Bank accounts. Tax registration. Websites. Marketing. Staff. Suppliers.
Insurance usually lands somewhere in the middle of that list. Important, sure. But not always urgent. At least that’s how it feels in the early days.
Then something unexpected happens.
A laptop gets stolen. A client slips in the office. Equipment is damaged during a job. A small fire shuts operations down for a week.
That’s usually the moment business owners start asking the question they probably should have asked earlier:
What insurance does a small business actually need?
The honest answer is that it depends on the type of business. A construction company faces very different risks compared to a consulting firm or an online store.
But there are a few types of cover that come up again and again for South African businesses.
Let’s walk through the ones most owners start with.
The Insurance Most Small Businesses Begin With
When a business is new, insurance usually focuses on protecting the basics.
Business asset insurance is one of the first things owners arrange. This covers the physical items the company relies on to operate. Computers, tools, machinery, office furniture, stock and equipment.
Imagine arriving at your office one morning and finding the doors forced open and half your equipment gone. For many businesses, that kind of loss could bring work to a standstill.
Asset cover helps replace those items so the business can keep moving.
Another common starting point is public liability insurance.
This protects a business if a third party is injured or their property is damaged because of something connected to the business.
It sounds unlikely until you picture everyday situations. A client slips on a wet floor. A contractor damages a customer’s property while installing equipment. A delivery causes an accident on site.
Even small incidents can turn into expensive claims.
Many small businesses also consider vehicle insurance if company cars, vans or delivery vehicles are part of daily operations. Once vehicles become part of the business, personal insurance policies often no longer apply.
These three areas — assets, liability, and vehicles — form the foundation for many small business insurance setups.
But they’re not the whole story.
The Cover Business Owners Often Forget
One of the most overlooked forms of protection is business interruption insurance.
Most owners focus on physical damage. Buildings. Equipment. Vehicles.
But sometimes the bigger problem isn’t the damage itself.
It’s the fact that the business can’t operate.
If a fire shuts down a workshop for three months, the equipment might eventually be replaced. But what happens to the income that disappears during those months?
Staff still need salaries. Rent still needs to be paid. Expenses don’t stop just because the doors are closed.
Business interruption cover helps replace lost income while operations recover.
Another area people often overlook is professional indemnity insurance.
This applies to businesses that provide advice, consulting, or specialised services. Engineers, consultants, accountants, designers, and many other professionals fall into this category.
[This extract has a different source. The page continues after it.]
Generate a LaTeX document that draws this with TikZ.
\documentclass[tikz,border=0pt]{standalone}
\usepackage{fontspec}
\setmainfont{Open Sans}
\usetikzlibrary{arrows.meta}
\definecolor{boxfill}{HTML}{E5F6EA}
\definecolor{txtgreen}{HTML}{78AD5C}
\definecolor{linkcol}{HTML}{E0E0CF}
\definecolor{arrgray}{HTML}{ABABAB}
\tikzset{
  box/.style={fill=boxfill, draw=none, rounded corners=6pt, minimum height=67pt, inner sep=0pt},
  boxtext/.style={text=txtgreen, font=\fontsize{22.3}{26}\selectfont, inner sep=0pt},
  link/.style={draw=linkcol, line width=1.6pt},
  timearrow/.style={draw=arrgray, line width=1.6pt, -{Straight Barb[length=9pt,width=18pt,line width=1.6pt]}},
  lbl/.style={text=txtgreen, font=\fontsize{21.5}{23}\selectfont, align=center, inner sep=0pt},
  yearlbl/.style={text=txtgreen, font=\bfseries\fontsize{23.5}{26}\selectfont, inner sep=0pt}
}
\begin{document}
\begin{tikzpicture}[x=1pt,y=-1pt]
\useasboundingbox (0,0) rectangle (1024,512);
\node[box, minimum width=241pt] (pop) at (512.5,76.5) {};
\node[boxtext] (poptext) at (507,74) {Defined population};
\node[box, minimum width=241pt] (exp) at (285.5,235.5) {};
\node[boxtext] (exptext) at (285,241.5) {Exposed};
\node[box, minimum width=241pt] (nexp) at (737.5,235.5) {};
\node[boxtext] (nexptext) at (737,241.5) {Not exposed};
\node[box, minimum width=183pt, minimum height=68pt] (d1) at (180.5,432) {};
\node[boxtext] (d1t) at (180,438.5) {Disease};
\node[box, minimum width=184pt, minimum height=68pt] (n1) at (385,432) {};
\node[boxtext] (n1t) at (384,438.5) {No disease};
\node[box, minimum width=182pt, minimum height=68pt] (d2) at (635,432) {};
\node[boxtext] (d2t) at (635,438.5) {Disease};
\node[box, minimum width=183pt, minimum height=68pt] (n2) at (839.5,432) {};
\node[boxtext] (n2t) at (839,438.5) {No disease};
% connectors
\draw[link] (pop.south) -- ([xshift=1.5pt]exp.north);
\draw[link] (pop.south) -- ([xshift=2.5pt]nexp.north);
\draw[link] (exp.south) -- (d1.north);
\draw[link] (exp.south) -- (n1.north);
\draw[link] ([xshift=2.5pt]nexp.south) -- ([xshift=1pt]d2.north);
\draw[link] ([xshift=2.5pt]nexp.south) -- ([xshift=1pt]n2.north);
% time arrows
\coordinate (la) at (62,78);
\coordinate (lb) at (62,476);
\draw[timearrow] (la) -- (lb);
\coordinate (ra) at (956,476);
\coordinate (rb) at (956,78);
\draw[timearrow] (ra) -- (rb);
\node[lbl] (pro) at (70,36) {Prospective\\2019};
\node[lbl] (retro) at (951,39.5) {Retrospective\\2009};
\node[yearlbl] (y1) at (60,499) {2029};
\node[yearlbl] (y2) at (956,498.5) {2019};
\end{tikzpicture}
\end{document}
If a client believes advice caused a financial loss, legal claims can follow. Even defending a claim can become expensive.
Professional indemnity insurance helps cover those legal costs and potential damages.
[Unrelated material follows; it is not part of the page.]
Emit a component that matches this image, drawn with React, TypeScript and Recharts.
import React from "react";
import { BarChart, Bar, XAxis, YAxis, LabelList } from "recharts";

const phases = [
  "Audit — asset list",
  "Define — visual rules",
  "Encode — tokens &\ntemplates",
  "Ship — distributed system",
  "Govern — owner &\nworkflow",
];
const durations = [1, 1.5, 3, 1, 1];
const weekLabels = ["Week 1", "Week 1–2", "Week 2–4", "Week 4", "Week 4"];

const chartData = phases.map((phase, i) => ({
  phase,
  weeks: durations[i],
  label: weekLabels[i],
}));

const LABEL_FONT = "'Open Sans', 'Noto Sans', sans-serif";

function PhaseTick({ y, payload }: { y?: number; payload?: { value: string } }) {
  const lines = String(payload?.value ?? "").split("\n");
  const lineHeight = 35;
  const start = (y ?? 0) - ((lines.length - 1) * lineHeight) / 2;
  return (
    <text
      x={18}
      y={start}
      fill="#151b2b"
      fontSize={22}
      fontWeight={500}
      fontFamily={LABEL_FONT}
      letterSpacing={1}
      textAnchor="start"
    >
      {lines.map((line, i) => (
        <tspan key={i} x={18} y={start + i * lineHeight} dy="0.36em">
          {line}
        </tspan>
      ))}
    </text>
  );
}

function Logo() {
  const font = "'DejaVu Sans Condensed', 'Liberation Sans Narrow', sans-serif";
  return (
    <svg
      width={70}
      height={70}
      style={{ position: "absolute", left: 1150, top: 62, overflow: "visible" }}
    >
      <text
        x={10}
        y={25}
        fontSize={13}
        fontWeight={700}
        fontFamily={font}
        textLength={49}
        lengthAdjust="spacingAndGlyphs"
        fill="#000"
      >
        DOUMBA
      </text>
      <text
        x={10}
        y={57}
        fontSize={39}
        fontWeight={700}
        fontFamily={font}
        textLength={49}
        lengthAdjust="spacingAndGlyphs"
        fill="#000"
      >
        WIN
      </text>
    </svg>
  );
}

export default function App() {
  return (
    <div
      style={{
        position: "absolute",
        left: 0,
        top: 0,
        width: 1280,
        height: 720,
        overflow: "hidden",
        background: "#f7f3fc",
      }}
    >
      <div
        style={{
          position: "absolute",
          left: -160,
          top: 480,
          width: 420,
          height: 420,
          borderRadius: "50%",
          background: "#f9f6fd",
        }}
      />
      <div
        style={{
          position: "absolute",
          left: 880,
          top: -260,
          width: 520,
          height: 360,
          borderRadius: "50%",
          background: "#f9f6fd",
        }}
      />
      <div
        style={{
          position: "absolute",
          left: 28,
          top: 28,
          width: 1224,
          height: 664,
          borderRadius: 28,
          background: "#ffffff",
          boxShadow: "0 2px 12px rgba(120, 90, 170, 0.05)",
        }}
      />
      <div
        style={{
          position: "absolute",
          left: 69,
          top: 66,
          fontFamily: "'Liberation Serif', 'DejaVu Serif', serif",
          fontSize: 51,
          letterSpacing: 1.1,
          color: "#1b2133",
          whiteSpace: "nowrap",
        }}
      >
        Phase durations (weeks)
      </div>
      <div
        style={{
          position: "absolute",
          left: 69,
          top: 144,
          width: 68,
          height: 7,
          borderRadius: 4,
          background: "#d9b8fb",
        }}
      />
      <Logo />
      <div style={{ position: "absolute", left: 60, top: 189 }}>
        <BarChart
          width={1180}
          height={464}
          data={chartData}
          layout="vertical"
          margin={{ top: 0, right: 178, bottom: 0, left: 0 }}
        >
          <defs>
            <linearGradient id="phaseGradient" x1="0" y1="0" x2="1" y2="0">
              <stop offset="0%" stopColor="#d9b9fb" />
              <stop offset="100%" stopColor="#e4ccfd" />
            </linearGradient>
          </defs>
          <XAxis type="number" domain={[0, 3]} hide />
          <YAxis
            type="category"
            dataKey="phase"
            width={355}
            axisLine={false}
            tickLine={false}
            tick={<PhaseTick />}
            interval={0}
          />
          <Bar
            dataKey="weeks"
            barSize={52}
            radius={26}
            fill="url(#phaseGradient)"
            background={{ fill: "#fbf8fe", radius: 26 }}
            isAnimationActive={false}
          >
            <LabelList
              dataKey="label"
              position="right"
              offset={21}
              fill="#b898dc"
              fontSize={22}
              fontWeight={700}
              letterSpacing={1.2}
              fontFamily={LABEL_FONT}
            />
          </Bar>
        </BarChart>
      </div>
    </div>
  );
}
These risks don’t show up in the early days of a business. But as companies grow and take on larger clients, they become more relevant.
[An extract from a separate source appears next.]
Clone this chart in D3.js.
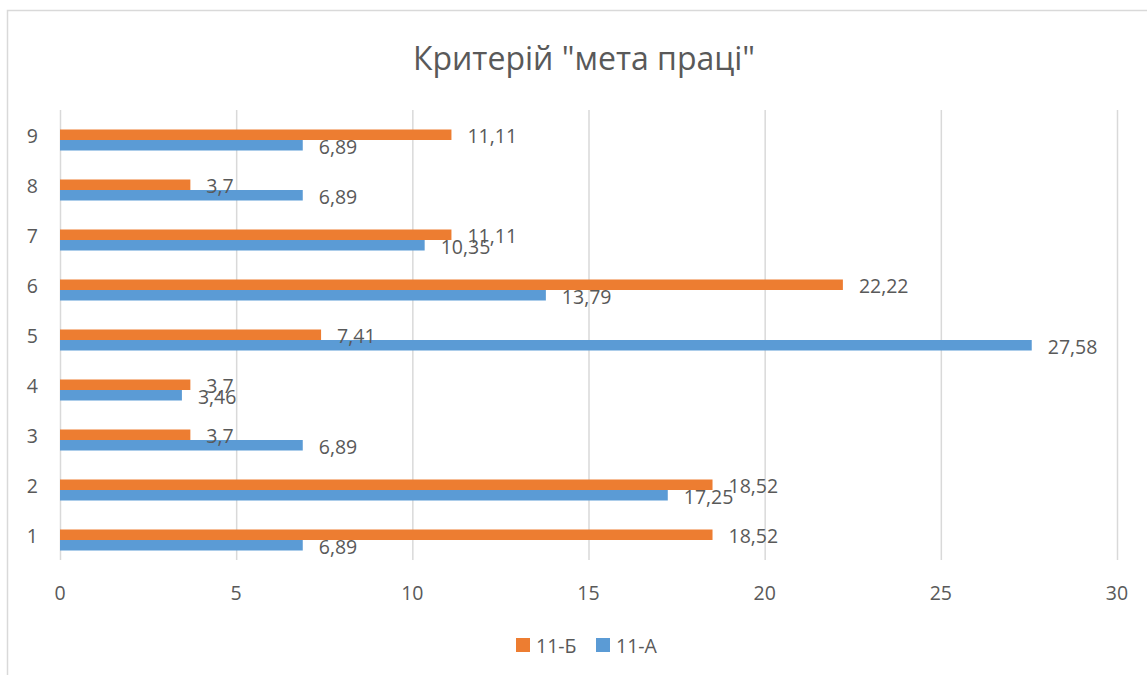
<!DOCTYPE html>
<html><head><meta charset="utf-8">
<script src="https://cdn.jsdelivr.net/npm/d3@7"></script>
<style>body{margin:0;background:#fff}svg{display:block}text{font-family:"Open Sans",sans-serif;fill:#595959}</style>
</head><body><svg id="c" width="1147" height="675"></svg>
<script>
const categories = ["1","2","3","4","5","6","7","8","9"];
const seriesA = [6.89,17.25,6.89,3.46,27.58,13.79,10.35,6.89,6.89]; // 11-А
const seriesB = [18.52,18.52,3.7,3.7,7.41,22.22,11.11,3.7,11.11]; // 11-Б
const seriesNames = ["11-А","11-Б"];
const xTicks = [0,5,10,15,20,25,30];
const title = 'Критерій "мета праці"';
const colors = {"11-А":"#5B9BD5","11-Б":"#ED7D31"};

const svg = d3.select("#c");
svg.append("rect").attr("x",7.5).attr("y",10.5).attr("width",1200).attr("height",800)
  .attr("fill","#fff").attr("stroke","#D9D9D9").attr("stroke-width",1.5);

const x = d3.scaleLinear().domain([0,30]).range([60,1117]);
const y = d3.scaleBand().domain(categories.slice().reverse()).range([110,560]);
const barH = 10.5, off = 5;
const fs = 19.5;

// gridlines
svg.append("g").selectAll("line").data(xTicks).join("line")
  .attr("x1",d=>x(d)+0.5).attr("x2",d=>x(d)+0.5).attr("y1",110).attr("y2",560)
  .attr("stroke","#D9D9D9").attr("stroke-width",1.5);

// x tick labels
svg.append("g").selectAll("text").data(xTicks).join("text")
  .attr("x",d=>x(d)).attr("y",592).attr("text-anchor","middle").attr("dominant-baseline","central")
  .attr("font-size",fs).text(d=>d);

// y labels
svg.append("g").selectAll("text").data(categories).join("text")
  .attr("x",38).attr("y",d=>y(d)+y.bandwidth()/2).attr("text-anchor","end").attr("dominant-baseline","central")
  .attr("font-size",fs).text(d=>d);

const fmt = v => String(v).replace(".",",");
const rows = categories.map((c,i)=>({c, a:seriesA[i], b:seriesB[i]}));
const center = d => y(d.c)+y.bandwidth()/2;

// orange (11-Б) on top
svg.append("g").selectAll("rect").data(rows).join("rect")
  .attr("x",x(0)).attr("y",d=>center(d)-off-0.5).attr("width",d=>x(d.b)-x(0)).attr("height",barH)
  .attr("fill",colors["11-Б"]);
svg.append("g").selectAll("rect").data(rows).join("rect")
  .attr("x",x(0)).attr("y",d=>center(d)+off).attr("width",d=>x(d.a)-x(0)).attr("height",barH)
  .attr("fill",colors["11-А"]);

// labels
svg.append("g").selectAll("text").data(rows).join("text")
  .attr("x",d=>x(d.b)+16).attr("y",d=>center(d)).attr("dominant-baseline","central")
  .attr("font-size",fs).text(d=>fmt(d.b));
svg.append("g").selectAll("text").data(rows).join("text")
  .attr("x",d=>x(d.a)+16).attr("y",d=>center(d)+off+barH/2+1).attr("dominant-baseline","central")
  .attr("font-size",fs).text(d=>fmt(d.a));

// title
svg.append("text").attr("x",584).attr("y",57).attr("text-anchor","middle").attr("dominant-baseline","central")
  .attr("font-size",32).text(title);

// legend
const legend = [{n:"11-Б",x:516},{n:"11-А",x:596}];
const lg = svg.append("g").selectAll("g").data(legend).join("g");
lg.append("rect").attr("x",d=>d.x).attr("y",638).attr("width",14).attr("height",14).attr("fill",d=>colors[d.n]);
lg.append("text").attr("x",d=>d.x+20).attr("y",645).attr("dominant-baseline","central").attr("font-size",fs).text(d=>d.n);
</script></body></html>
What Does Small Business Insurance Cost?
This is usually the next question.
The honest answer is that insurance costs vary widely depending on the business.
A small consulting firm with a few laptops will face very different premiums compared to a manufacturing business with heavy machinery and large premises.
Several factors affect pricing:
- the type of business
- value of equipment and assets
- number of employees
- location of the business
- previous claims history
- the level of cover selected
For many small businesses, basic insurance packages can start at relatively modest monthly amounts.
But the goal shouldn’t be to find the cheapest policy. The goal is to make sure the cover actually matches the risks the business faces.
Cheap insurance that doesn’t respond when something goes wrong isn’t really protection.
How Insurance Needs Change as a Business Grows
Businesses rarely stay the same.
A company that starts with two employees might have ten within a few years. Equipment gets upgraded. Vehicles are added. Projects become larger and more complex.
Insurance should evolve alongside that growth.
We’ve seen situations where businesses expanded quickly but their insurance policies still reflected the setup they had years earlier.
That gap can become a problem if a major claim happens.
Regular reviews help keep policies aligned with reality.
A quick annual conversation is often enough to make sure asset values are correct, new risks are covered, and nothing important has been overlooked.
A Simple Starting Point for Business Owners
If you’re running a small business in South Africa and aren’t sure where to begin, it helps to start with a few basic questions:
- What assets does the business rely on every day?
- Could a third party claim against the business if something went wrong?
- What would happen if the business couldn’t operate for several weeks?
- Does the business provide advice or professional services?
Answering those questions usually points toward the types of cover worth considering first.
Insurance isn’t the most exciting part of running a business. Most owners would rather focus on growth, clients and new opportunities.
But when unexpected problems appear — and eventually they do — the right cover can make those situations far easier to manage.
And sometimes, it’s what allows a business to recover and keep moving forward.